When we get to 100 companies or 10,000 companies I think we will see the
issues with pre-arranged conventions. Akamai's fine architecture shows it
can work well within a single company - I am not disputing that.

> There are already proposals for routing and endpoint identification
> (SOAP-RP), authentication (XML Digital Signatures), caching
> ("Optimising Web Services with Intermediaries"), and discussion of
> others, including explicit correlation. All of these are expressed in
> SOAP blocks.

XML Digital Signatures provide integrity, message authentication, and signer
authentication only - all (useful) services at the messaging protocol layer.
Authentication services at the application protocol layer would authenticate
the communicating endpoints themselves. XML DigSigs alone do not verify that
the sender of the message (who might not necessarily be the signer as it
could have got the msg routed from somewhere else) is who the recipient
thinks it is, or vice versa. What proves that the validly signed XML message
is actually being transported to the intended recipient, as opposed to an
imposter recipient (and no, we do not wish to encrypt it, for business/legal
reasons). Authentication at the application protocol level would provide
these (very necessary) additional services.

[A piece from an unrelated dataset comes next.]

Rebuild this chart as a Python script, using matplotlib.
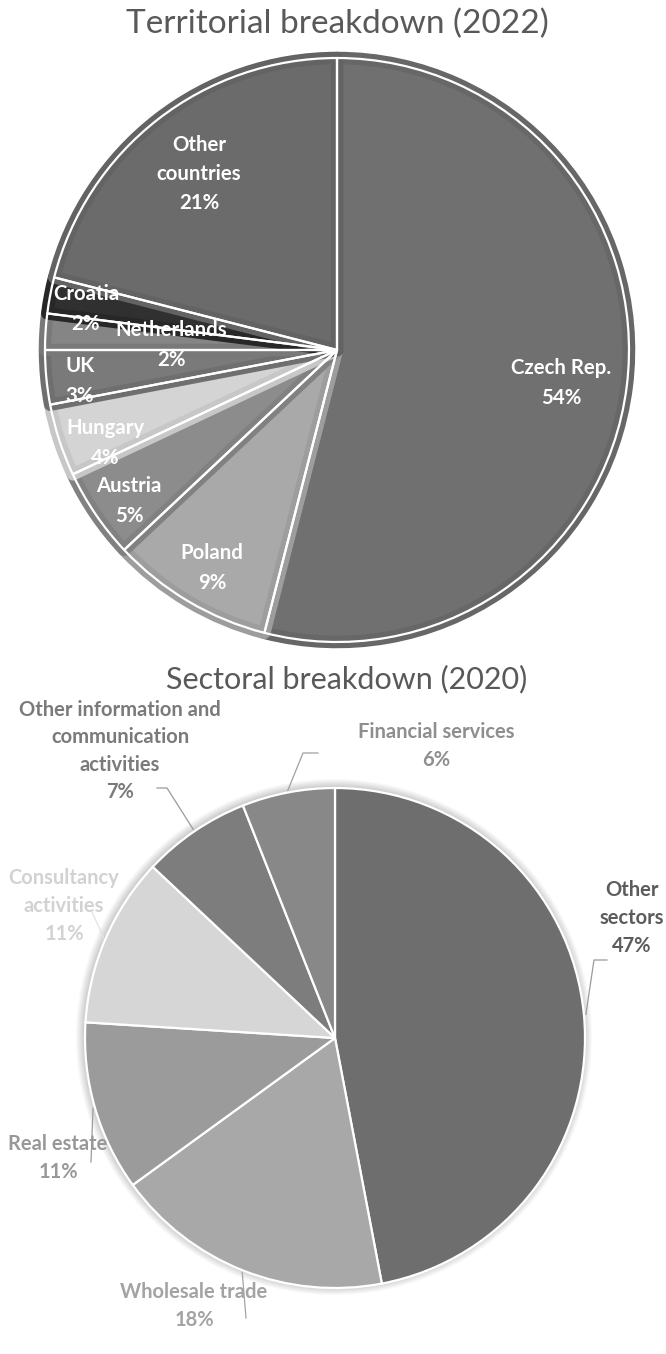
import numpy as np
import matplotlib.pyplot as plt
from matplotlib.patches import Circle

W, H = 666, 1354

# territorial breakdown (2022)
countries = ["Czech Rep.", "Poland", "Austria", "Hungary", "UK",
             "Netherlands", "Croatia", "Other\ncountries"]
country_share = [54, 9, 5, 4, 3, 2, 2, 21]
country_fill = ["#707070", "#a9a9a9", "#8c8c8c", "#d4d4d4", "#7a7a7a",
                "#858585", "#303030", "#6b6b6b"]
country_rim = ["#676767", "#9d9d9d", "#818181", "#c7c7c7", "#6f6f6f",
               "#797979", "#272727", "#636363"]

# sectoral breakdown (2020)
sectors = ["Other\nsectors", "Wholesale trade", "Real estate",
           "Consultancy\nactivities",
           "Other information and\ncommunication\nactivities",
           "Financial services"]
sector_share = [47, 18, 11, 11, 7, 6]
sector_fill = ["#6e6e6e", "#a8a8a8", "#9b9b9b", "#d6d6d6", "#7d7d7d", "#888888"]
sector_text = ["#5c5c5c", "#a3a3a3", "#989898", "#d2d2d2", "#7a7a7a", "#8e8e8e"]
leader_color = ["#9a9a9a", "#a4a4a4", "#9c9c9c", "#e2e2e2", "#9a9a9a", "#a0a0a0"]

plt.rcParams['font.family'] = ['Lato', 'DejaVu Sans']


def Y(py):
    # pixel row -> data y (origin at the bottom)
    return H - py


fig = plt.figure(figsize=(W / 100, H / 100), dpi=100)
ax = fig.add_axes([0, 0, 1, 1])

# ---- top pie ----
c1 = (337, Y(350))
r1 = 292
wedges, _ = ax.pie(country_share, colors=country_fill, startangle=90,
                   counterclock=False, center=c1, radius=r1,
                   wedgeprops=dict(edgecolor="none"))
# darker inner rim on every slice: wide stroke clipped to the slice itself
for w, rim in zip(wedges, country_rim):
    w.set_edgecolor(rim)
    w.set_linewidth(9)
    w.set_joinstyle("round")
    w.set_clip_path(w)
ax.pie(country_share, colors=["none"] * len(country_share), startangle=90,
       counterclock=False, center=c1, radius=r1,
       wedgeprops=dict(edgecolor="white", linewidth=1.6, fill=False,
                       joinstyle="round"))

top_pos = [(561, 383), (212, 568), (129, 501), (105, 443), (80, 381),
           (171, 345), (86, 309), (199, 174)]
for name, v, (px, py) in zip(countries, country_share, top_pos):
    ax.text(px, Y(py), f"{name}\n{v}%", ha="center", va="center",
            color="white", fontsize=14.7, fontweight="bold", linespacing=1.58)

ax.text(337, Y(24), "Territorial breakdown (2022)", ha="center", va="center",
        color="#595959", fontsize=24)

# ---- bottom pie ----
c2 = (335, Y(1038))
r2 = 250
for k in range(1, 9):
    ax.add_patch(Circle((c2[0] - 1, c2[1] + 1), r2 + k, facecolor="black",
                        edgecolor="none", alpha=0.025, zorder=0))
ax.pie(sector_share, colors=sector_fill, startangle=90, counterclock=False,
       center=c2, radius=r2,
       wedgeprops=dict(edgecolor="white", linewidth=1.6))

bottom_pos = [(632, 918), (194, 1306), (58, 1158), (64, 906), (120, 751),
              (436, 746)]
# leader line bends (pixel coords) for each sector label
leaders = [[(594, 960), (607, 960)],
           [(246, 1318)],
           [(91, 1162)],
           [(92, 912)],
           [(167, 788), (157, 788)],
           [(303, 753), (318, 753)]]

cum = np.cumsum([0] + sector_share[:-1])
for i, (name, v) in enumerate(zip(sectors, sector_share)):
    mid = np.deg2rad(90 - (cum[i] + v / 2) * 3.6)
    sx = c2[0] + (r2 + 2) * np.cos(mid)
    sy = c2[1] + (r2 + 2) * np.sin(mid)
    xs = [sx] + [p[0] for p in leaders[i]]
    ys = [sy] + [Y(p[1]) for p in leaders[i]]
    ax.plot(xs, ys, color=leader_color[i], lw=0.9, zorder=3)
    px, py = bottom_pos[i]
    ax.text(px, Y(py), f"{name}\n{v}%", ha="center", va="center",
            color=sector_text[i], fontsize=14.5, fontweight="bold",
            linespacing=1.47, zorder=4)

ax.text(347, Y(679), "Sectoral breakdown (2020)", ha="center", va="center",
        color="#595959", fontsize=22)

ax.set_xlim(0, W)
ax.set_ylim(0, H)
ax.set_aspect("equal")
ax.axis("off")

fig.savefig("out.png", dpi=100, facecolor="white")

> so many people have figured out how to make bindings to all kinds
> of underlying protocols including SMTP, FTP, TCP, IPC, HTTP, MIME
> multipart, BEEP, SIP, etc.

Good .. The more the merrier!

I would class most of what you listed as application protocols. I would
class MIME multipart as mainly an encoding - the fact that you have a SOAP
envelope encoded as MIME multipart does not define how such envelope gets
from point A in a network to point B. I would class TCP as a transport
protocol.

I think defining the following are all useful exercises: (A) a routing
protocol for SOAP, (B) a binary encoding for SOAP envelopes and (C) a
SOAP-specific application protocol above TCP.

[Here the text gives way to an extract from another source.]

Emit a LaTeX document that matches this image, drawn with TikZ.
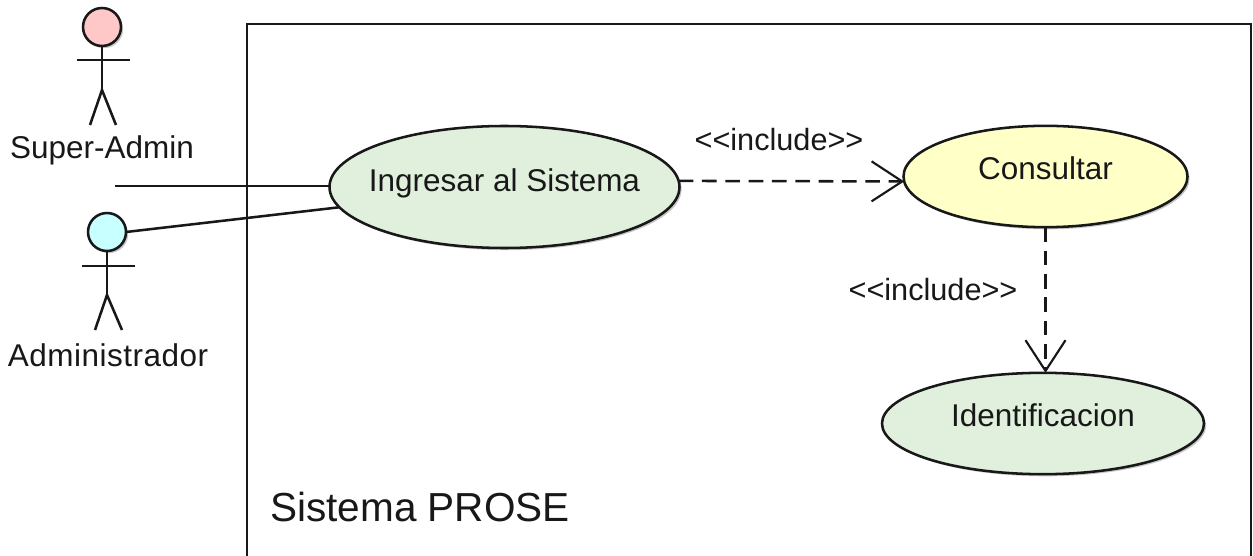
\documentclass[tikz,border=0pt]{standalone}
\usepackage{fontspec}
\setmainfont{Liberation Sans}
\usetikzlibrary{arrows.meta,shapes.geometric,shadows}
\definecolor{usegreen}{HTML}{E0F0DC}
\definecolor{useyellow}{HTML}{FFFFC8}
\definecolor{headpink}{HTML}{FFC8C8}
\definecolor{headcyan}{HTML}{C8FFFF}
\definecolor{linecol}{HTML}{181818}
\newcommand{\fsize}[1]{\fontsize{#1}{#1}\selectfont}
\newcommand{\casetext}[2]{\raisebox{#1}[0pt][0pt]{\makebox[0pt]{#2}}}
\tikzset{
  ln/.style={draw=linecol,line width=1.9pt},
  softshadow/.style={drop shadow={shadow xshift=1.6pt,shadow yshift=-1.6pt,fill=black,opacity=0.22}},
  usecase/.style={shape=ellipse,ln,inner sep=0pt,outer sep=0pt,softshadow,font=\fsize{23.6pt},text=linecol},
  head/.style={shape=circle,ln,inner sep=0pt,outer sep=0pt,minimum size=28.5pt,softshadow},
  actorlabel/.style={font=\fsize{23.6pt},text=linecol,inner sep=0pt},
  stereo/.style={font=\fsize{23pt},text=linecol,inner sep=0pt},
  dep/.style={ln,dash pattern=on 11pt off 6.5pt,-{Straight Barb[length=23pt,width=30pt,line width=1.6pt]}},
  assoc/.style={ln},
}
\begin{document}
\begin{tikzpicture}[x=0.75pt,y=-0.75pt]
\useasboundingbox (0,0) rectangle (1253,556);
\path[fill=white] (0,0) rectangle (1253,556);
\begin{scope}
\clip (0,0) rectangle (1253,556);
\draw[ln] (247,570) -- (247,24) -- (1251,24) -- (1251,570);
\end{scope}
\node[font=\fsize{30.4pt},text=linecol,anchor=base west,inner sep=0pt] (sys) at (270,521) {Sistema PROSE};
% use cases
\node[usecase,fill=usegreen,minimum width=262.5pt,minimum height=91.5pt] (ing) at (504.5,187) {\casetext{-3pt}{Ingresar al Sistema}};
\node[usecase,fill=useyellow,minimum width=213pt,minimum height=76pt] (con) at (1045.5,176.5) {\casetext{-2.6pt}{Consultar}};
\node[usecase,fill=usegreen,minimum width=241.5pt,minimum height=76pt] (ide) at (1043,423.5) {\casetext{-2pt}{Identificacion}};
% actor 1
\node[head,fill=headpink] (h1) at (102,27) {};
\coordinate (n1) at (102,90);
\coordinate (al1) at (77,60);
\coordinate (ar1) at (130,60);
\coordinate (ll1) at (90,125);
\coordinate (lr1) at (116,125);
\draw[ln] (h1.south) -- (n1);
\draw[ln] (al1) -- (ar1);
\draw[ln] (ll1) -- (n1) -- (lr1);
\node[actorlabel] (t1) at (102,150) {Super-Admin};
% actor 2
\node[head,fill=headcyan] (h2) at (107,232) {};
\coordinate (n2) at (107,295);
\coordinate (al2) at (82,266);
\coordinate (ar2) at (135,266);
\coordinate (ll2) at (95,330);
\coordinate (lr2) at (122,330);
\draw[ln] (h2.south) -- (n2);
\draw[ln] (al2) -- (ar2);
\draw[ln] (ll2) -- (n2) -- (lr2);
\node[actorlabel] (t2) at (108,355) {\addfontfeatures{LetterSpace=1.6}Administrador};
% connectors
\coordinate (free) at (115,186);
\draw[assoc] (free) -- (free -| ing.west);
\draw[assoc] (h2.east) -- (ing.187);
\draw[dep] (ing.2) -- (con.182);
\draw[dep] (con.south) -- (con.south |- ide.north);
\node[stereo] (s1) at (779,140) {<{}<include>{}>};
\node[stereo] (s2) at (933,290) {<{}<include>{}>};
\end{tikzpicture}
\end{document}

They are three distinct issues, and should be separately defined. There is a
need to clearly think through what is the goal of such work.

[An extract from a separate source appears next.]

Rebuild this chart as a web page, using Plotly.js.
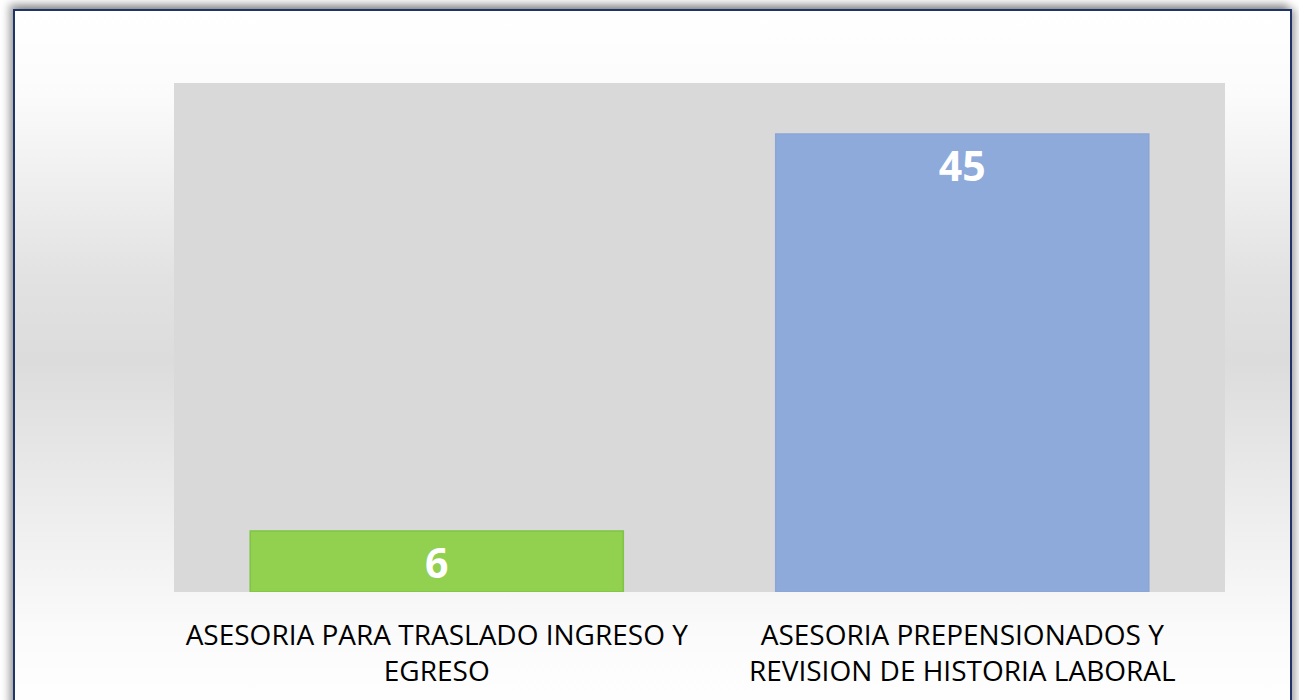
<!DOCTYPE html>
<html>
<head>
<meta charset="utf-8">
<script src="https://cdn.plot.ly/plotly-3.0.1.min.js"></script>
<style>
  html, body { margin: 0; padding: 0; width: 1299px; height: 700px; overflow: hidden; background: #ffffff; }
  #frame {
    position: absolute; left: 13px; top: 9px; width: 1275px; height: 700px;
    border: 2px solid #1f3468;
    box-shadow: -4px -5px 8px rgba(0,0,0,0.35), 4px 0px 8px rgba(0,0,0,0.3);
    background: linear-gradient(to bottom, #ffffff 0%, #fbfbfb 12%, #e2e2e2 38%, #dcdcdc 50%, #ececec 70%, #fafafa 88%, #ffffff 100%);
  }
  #chart { position: absolute; left: 0; top: 0; width: 1299px; height: 700px; }
</style>
</head>
<body>
<div id="frame"></div>
<div id="chart"></div>
<script>
const categories = [
  "ASESORIA PARA TRASLADO INGRESO Y<br>EGRESO",
  "ASESORIA PREPENSIONADOS Y<br>REVISION DE HISTORIA LABORAL"
];
const values = [6, 45];
const barColors = ["#92d050", "#8eaadb"];
const barLineColors = ["#7ec445", "#8aa5d6"];

const trace = {
  type: "bar",
  x: categories,
  y: values,
  width: 0.71,
  marker: { color: barColors, line: { color: barLineColors, width: 1.5 } },
  text: values.map(String),
  textposition: "inside",
  insidetextanchor: "end",
  textangle: 0,
  constraintext: "none",
  textfont: { family: "Open Sans, sans-serif", size: 41, color: "#ffffff", weight: "bold" },
  hoverinfo: "skip"
};

const layout = {
  width: 1299, height: 700,
  margin: { l: 174, r: 74, t: 83, b: 108, pad: 0 },
  paper_bgcolor: "rgba(0,0,0,0)",
  plot_bgcolor: "#d9d9d9",
  showlegend: false,
  xaxis: {
    showgrid: false, zeroline: false, showline: false, ticks: "",
    tickfont: { family: "Open Sans, sans-serif", size: 28, color: "#000000" },
    ticklabelstandoff: 24
  },
  yaxis: {
    range: [0, 50], showgrid: false, zeroline: false, showline: false,
    showticklabels: false, ticks: ""
  }
};

Plotly.newPlot("chart", [trace], layout, { displayModeBar: false, staticPlot: true });
</script>
</body>
</html>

Section 7 of the SOAP-RP spec is the beginnings of an application protocol
above TCP dedicated to transporting SOAP messages. It needs a lot more
detail, starting with security (e.g. security is not something to be left to
later - it should be one of the first topics you address, not the last).
Also error handling needs to be defined (what happens if I only received
half a DIME record), etc.

Your DIME specification is mixing up a description of a binary format with
some message semantics (e.g. discussing how DIME records must be sequenced
on a transport). I think a better approach would be for the XMLP WG to
define the binary encoding and leave it up to the individual bindings to the
application protocols to describe how such an encoding (or current XML 1.1
encoding, or SOAPwA encoding) could be transported. If the binary
representation involved multiple records within one message, some bindings
might have to put all on-the-wire in a serialized fashion, but some, such as
BEEP, could be capable of carried multiple binary messages at the same
time - by interleaving their "records" - thus you could get pairs of threads
in multithreaded apps talking without serialization, which is highly
desirable. The binary encoding certainly should not be specifying this info.

> The binding is exactly what it sounds like - a gluing mechanism
> between SOAP and whatever underlying protocol. There should be no
> additional semantics defined by the binding because the places where
> we add semantics is either as SOAP extensions or as underlying protocol

Agreed - thin bindings are good, fat bindings are bad.